◆ Problem description: Starting from the top of the material, restate each line exactly until the line that contains "import pandas as pd", which is also copied. Pictures are excluded.

>> start Dataset extract

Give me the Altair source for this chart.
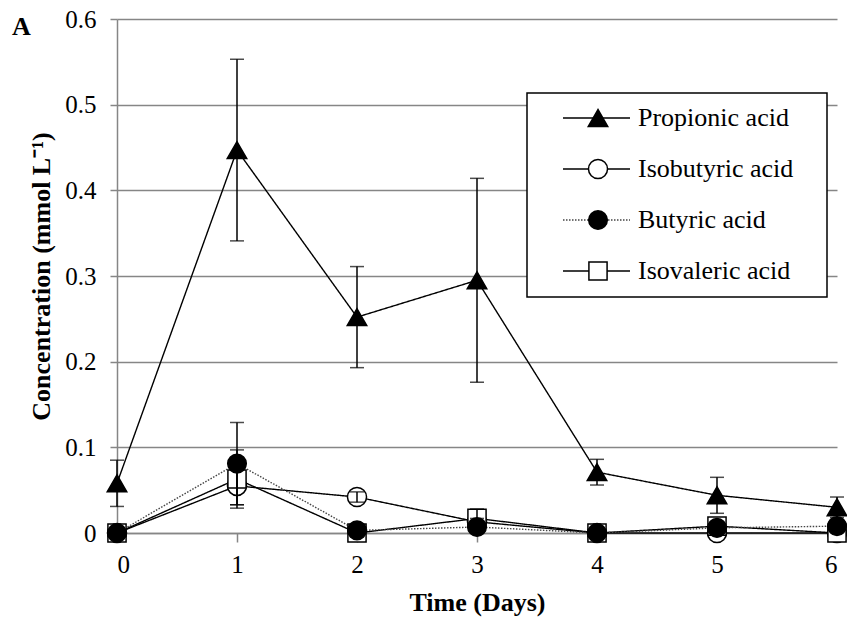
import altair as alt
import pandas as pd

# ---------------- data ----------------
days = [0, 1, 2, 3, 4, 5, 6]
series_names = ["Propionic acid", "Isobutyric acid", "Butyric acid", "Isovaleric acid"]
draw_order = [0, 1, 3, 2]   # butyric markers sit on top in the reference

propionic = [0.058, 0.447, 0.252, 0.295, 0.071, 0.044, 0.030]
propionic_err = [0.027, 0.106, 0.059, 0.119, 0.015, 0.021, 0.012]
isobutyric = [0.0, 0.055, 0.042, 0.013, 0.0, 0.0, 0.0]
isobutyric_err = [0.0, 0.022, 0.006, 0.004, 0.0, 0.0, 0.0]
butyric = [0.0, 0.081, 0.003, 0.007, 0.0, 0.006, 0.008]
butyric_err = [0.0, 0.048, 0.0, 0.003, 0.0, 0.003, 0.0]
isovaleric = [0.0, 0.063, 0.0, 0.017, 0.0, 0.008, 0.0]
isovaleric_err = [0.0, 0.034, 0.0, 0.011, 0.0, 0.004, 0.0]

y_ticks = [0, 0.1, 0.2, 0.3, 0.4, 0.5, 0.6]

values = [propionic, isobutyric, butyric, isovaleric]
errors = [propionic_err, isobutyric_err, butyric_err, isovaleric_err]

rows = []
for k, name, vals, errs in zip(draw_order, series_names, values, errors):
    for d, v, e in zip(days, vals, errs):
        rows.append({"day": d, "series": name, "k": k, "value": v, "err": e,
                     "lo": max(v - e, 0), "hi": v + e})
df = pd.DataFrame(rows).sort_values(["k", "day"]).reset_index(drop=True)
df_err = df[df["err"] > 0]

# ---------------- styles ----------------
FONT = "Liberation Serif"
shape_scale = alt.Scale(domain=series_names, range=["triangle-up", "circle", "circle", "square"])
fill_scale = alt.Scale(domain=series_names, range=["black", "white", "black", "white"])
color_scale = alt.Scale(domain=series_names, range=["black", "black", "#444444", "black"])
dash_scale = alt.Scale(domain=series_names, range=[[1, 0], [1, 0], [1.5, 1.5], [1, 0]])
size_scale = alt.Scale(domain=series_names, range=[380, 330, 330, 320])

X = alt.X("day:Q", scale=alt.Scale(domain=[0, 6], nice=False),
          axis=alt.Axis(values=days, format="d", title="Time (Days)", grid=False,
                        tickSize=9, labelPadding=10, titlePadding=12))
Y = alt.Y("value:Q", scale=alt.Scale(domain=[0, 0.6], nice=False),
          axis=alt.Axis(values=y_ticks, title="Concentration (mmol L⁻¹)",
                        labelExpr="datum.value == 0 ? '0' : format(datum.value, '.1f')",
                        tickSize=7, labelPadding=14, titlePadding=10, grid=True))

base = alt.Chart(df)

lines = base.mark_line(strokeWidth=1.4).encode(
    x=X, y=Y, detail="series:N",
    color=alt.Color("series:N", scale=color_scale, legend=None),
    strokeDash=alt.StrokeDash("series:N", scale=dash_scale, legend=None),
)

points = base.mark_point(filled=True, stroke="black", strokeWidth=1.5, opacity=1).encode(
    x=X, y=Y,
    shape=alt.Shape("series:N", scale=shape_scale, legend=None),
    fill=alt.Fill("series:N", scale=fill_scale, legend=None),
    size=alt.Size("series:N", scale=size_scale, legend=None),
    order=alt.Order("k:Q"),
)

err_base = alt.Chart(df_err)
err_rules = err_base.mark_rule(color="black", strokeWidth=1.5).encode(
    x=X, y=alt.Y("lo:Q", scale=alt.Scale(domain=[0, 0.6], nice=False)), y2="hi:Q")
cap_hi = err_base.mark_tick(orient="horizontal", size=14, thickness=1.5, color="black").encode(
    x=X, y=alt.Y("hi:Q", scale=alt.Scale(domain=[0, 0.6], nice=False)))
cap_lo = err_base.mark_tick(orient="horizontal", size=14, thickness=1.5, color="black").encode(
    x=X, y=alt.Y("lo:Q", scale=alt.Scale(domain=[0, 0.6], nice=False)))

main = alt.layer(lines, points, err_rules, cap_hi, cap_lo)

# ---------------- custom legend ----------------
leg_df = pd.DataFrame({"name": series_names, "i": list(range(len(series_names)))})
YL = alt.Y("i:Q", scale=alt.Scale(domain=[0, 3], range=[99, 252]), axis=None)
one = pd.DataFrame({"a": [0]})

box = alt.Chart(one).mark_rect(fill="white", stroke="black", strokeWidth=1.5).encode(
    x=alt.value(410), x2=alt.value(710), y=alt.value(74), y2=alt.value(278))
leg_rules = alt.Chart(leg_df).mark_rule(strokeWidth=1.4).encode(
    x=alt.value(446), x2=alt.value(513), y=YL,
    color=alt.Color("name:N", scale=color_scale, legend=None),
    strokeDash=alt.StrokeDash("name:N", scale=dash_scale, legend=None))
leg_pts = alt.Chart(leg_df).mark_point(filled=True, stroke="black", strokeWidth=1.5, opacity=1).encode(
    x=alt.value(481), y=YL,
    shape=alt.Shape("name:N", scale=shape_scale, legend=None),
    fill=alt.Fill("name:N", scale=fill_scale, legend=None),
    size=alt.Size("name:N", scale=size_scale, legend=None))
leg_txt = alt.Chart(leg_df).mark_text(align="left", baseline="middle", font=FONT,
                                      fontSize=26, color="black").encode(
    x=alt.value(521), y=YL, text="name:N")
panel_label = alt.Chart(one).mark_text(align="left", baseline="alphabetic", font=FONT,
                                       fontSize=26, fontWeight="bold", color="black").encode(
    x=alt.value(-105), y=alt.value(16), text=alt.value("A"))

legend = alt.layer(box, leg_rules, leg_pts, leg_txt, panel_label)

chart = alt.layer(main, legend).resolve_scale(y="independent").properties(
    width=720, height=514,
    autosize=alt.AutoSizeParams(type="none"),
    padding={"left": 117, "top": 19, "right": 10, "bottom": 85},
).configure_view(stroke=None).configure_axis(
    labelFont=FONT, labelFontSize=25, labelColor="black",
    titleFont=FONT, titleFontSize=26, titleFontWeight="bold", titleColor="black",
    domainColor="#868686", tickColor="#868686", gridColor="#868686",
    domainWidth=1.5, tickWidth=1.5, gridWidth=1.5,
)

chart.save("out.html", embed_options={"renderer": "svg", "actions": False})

>> end Dataset extract

◆ Correct result:
Give me the Altair source for this chart.
import altair as alt
import pandas as pd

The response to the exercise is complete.